Yeah, I was doing a bit of brown nosing, but I'd always been interested in how things were made, so going to a working factory for me was kind of like visiting an amusement park.
"I don't mind if you don't," James said to Frank. "The number three conveyer shit the bit again this morning so one of us has to go there anyway."
It was a twenty-minute drive from the shooting range to their cardboard box factory. The building wasn't much to look at from the outside and the machinery on the inside had seen better days. Thirty workers stood idle around a non-functional conveyer belt while James tried to get a repairman on the phone.
"Mind if I take a look?" I asked Frank while his brother cursed as he waited on musical hold.
"Knock yourself out. I'm losing a hundred-fifty bucks every minute this damn machine is broken."
It took me five minutes to figure out what was wrong, ten minutes to convince Frank I knew what I was talking about, and fifteen minutes to get the conveyer running again.
"That's just a temporary fix," I told the brothers. "You're going to have to replace the sprag clutch sometime in the next month or it'll quit on you again."
"That conveyer is so old, I don't think they make parts for it anymore," James said.
"Then you'll have to make your own parts or replace the conveyer," I said.
"Can you do that?" Frank asked. "Can you make a new clutch?"
"I'd need access to a machine shop, but yeah, I can."
-
Mary Spencer
"Are you two having sex?"
That's the first thing Mom asked after Robert and Dad left to go shooting. Not "how did you sleep?" or "what courses are you taking next semester?"
"Are you having sex?" The way she asked, it was more of an accusation than a question.
"Yes," I answered. "We are. Several times a week. I've been spending more time in his bed than the one in my dorm room. I sleep better when I'm in his arms, I eat healthier when he cooks for me and, ever since we've been dating, my grades have improved. You might as well quit paying for my dorm room and the meal plan because, when we go back to school in January, I plan to move in with him."
"Is he going to pay your tuition as well?" Mom asked. "Because that's the only way we'll let you live with him. And is he also going to pay for your medical insurance? Your birth control prescription runs out the end of this month. Assuming you've been taking them, you'll be needing a refill."
"Strong words for a woman who had me at eighteen. And remind me, how old was Dad when he knocked you up? Thirty, wasn't he? Six years older than Robert is now."

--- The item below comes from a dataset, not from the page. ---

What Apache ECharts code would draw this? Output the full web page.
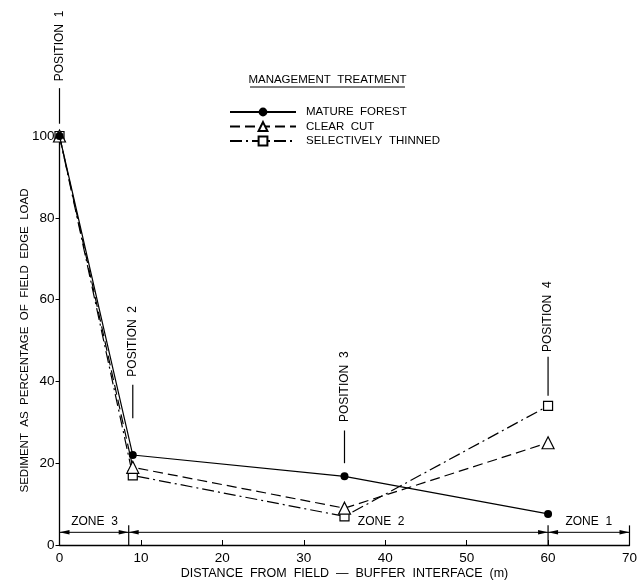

"Your father was a successful businessman when you were born. Robert is a starving student. Yes, he is charming and good looking, but he is also the first boy you've seriously dated. All I'm asking is for you not to rush into anything. I don't think you realize what a catch you are. There are thousands of young men at Auburn. With your looks, personality, and family connections, you can have any one of them."
"So that's it. You're not worried about Robert's age. You don't think he's good enough for me."
"Yes sweetheart, that's exactly what I think. And I don't blame you for sowing a few wild oats these next couple of years. I expect you to be discreet with your personal affairs, but it will do you good to explore what's out there. That's why I'm going to keep paying for your dorm room and food. When you get bored of Robert or he tires of you, I want you to have an exit plan. A safe place to go when you're no longer comfortable or welcome in his trailer."
"I understand what you're saying," I said. "I don't agree with you. If anything, I don't think I'm good enough for Robert, but you're my mom and expected to think I'm too good for the rest of the world. So how about we agree to disagree on our opinions of Robert and see what this next semester brings. You have to know that I plan to keep seeing Robert. I won't completely move in with him but, as long as we're happy, there's no reason why we shouldn't continue dating. If what you say is true, if he gets tired of dating a girl six years younger than him and dumps me, I'll accept it as a life lesson and move on."